* [WHAT TO WORK ON]: Starting at the first line of the data, please print exactly those lines through the one that holds "saturation=1, ax=ax, zorder=2)", omitting every picture.

** Start of INFORMATION SUPPLIED **

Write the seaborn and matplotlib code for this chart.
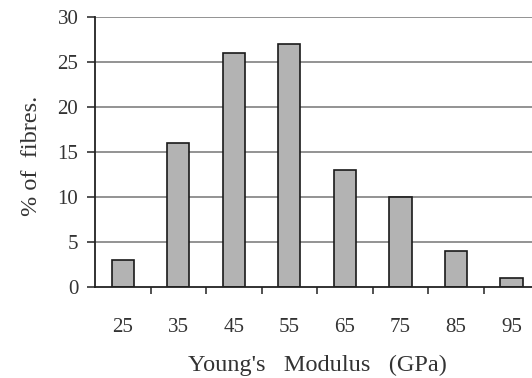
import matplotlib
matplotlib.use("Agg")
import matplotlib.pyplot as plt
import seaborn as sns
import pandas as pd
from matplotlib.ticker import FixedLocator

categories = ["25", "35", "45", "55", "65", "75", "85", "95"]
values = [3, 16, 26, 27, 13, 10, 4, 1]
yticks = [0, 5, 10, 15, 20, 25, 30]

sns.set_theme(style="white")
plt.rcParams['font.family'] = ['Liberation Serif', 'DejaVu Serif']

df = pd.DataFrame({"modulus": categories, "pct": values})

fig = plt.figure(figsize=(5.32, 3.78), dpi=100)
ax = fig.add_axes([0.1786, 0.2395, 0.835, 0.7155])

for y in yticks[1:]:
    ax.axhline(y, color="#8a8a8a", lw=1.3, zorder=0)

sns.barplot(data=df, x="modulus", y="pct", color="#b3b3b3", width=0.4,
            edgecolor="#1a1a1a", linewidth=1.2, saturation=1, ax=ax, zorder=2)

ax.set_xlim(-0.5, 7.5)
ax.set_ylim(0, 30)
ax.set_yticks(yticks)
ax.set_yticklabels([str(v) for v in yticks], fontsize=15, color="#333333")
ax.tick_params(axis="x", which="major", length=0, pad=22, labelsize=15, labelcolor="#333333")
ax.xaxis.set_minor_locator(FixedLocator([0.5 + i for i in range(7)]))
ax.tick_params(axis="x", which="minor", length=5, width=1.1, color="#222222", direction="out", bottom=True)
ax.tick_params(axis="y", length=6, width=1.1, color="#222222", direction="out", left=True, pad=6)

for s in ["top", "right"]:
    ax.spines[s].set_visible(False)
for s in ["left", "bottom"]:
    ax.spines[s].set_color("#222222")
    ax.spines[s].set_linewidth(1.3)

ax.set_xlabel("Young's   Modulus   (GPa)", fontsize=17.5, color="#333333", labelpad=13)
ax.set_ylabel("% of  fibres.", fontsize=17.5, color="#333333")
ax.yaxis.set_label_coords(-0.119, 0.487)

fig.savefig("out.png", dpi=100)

** End of INFORMATION SUPPLIED **

* [IN RESPONSE]:
Write the seaborn and matplotlib code for this chart.
import matplotlib
matplotlib.use("Agg")
import matplotlib.pyplot as plt
import seaborn as sns
import pandas as pd
from matplotlib.ticker import FixedLocator

categories = ["25", "35", "45", "55", "65", "75", "85", "95"]
values = [3, 16, 26, 27, 13, 10, 4, 1]
yticks = [0, 5, 10, 15, 20, 25, 30]

sns.set_theme(style="white")
plt.rcParams['font.family'] = ['Liberation Serif', 'DejaVu Serif']

df = pd.DataFrame({"modulus": categories, "pct": values})

fig = plt.figure(figsize=(5.32, 3.78), dpi=100)
ax = fig.add_axes([0.1786, 0.2395, 0.835, 0.7155])

for y in yticks[1:]:
    ax.axhline(y, color="#8a8a8a", lw=1.3, zorder=0)

sns.barplot(data=df, x="modulus", y="pct", color="#b3b3b3", width=0.4,
            edgecolor="#1a1a1a", linewidth=1.2, saturation=1, ax=ax, zorder=2)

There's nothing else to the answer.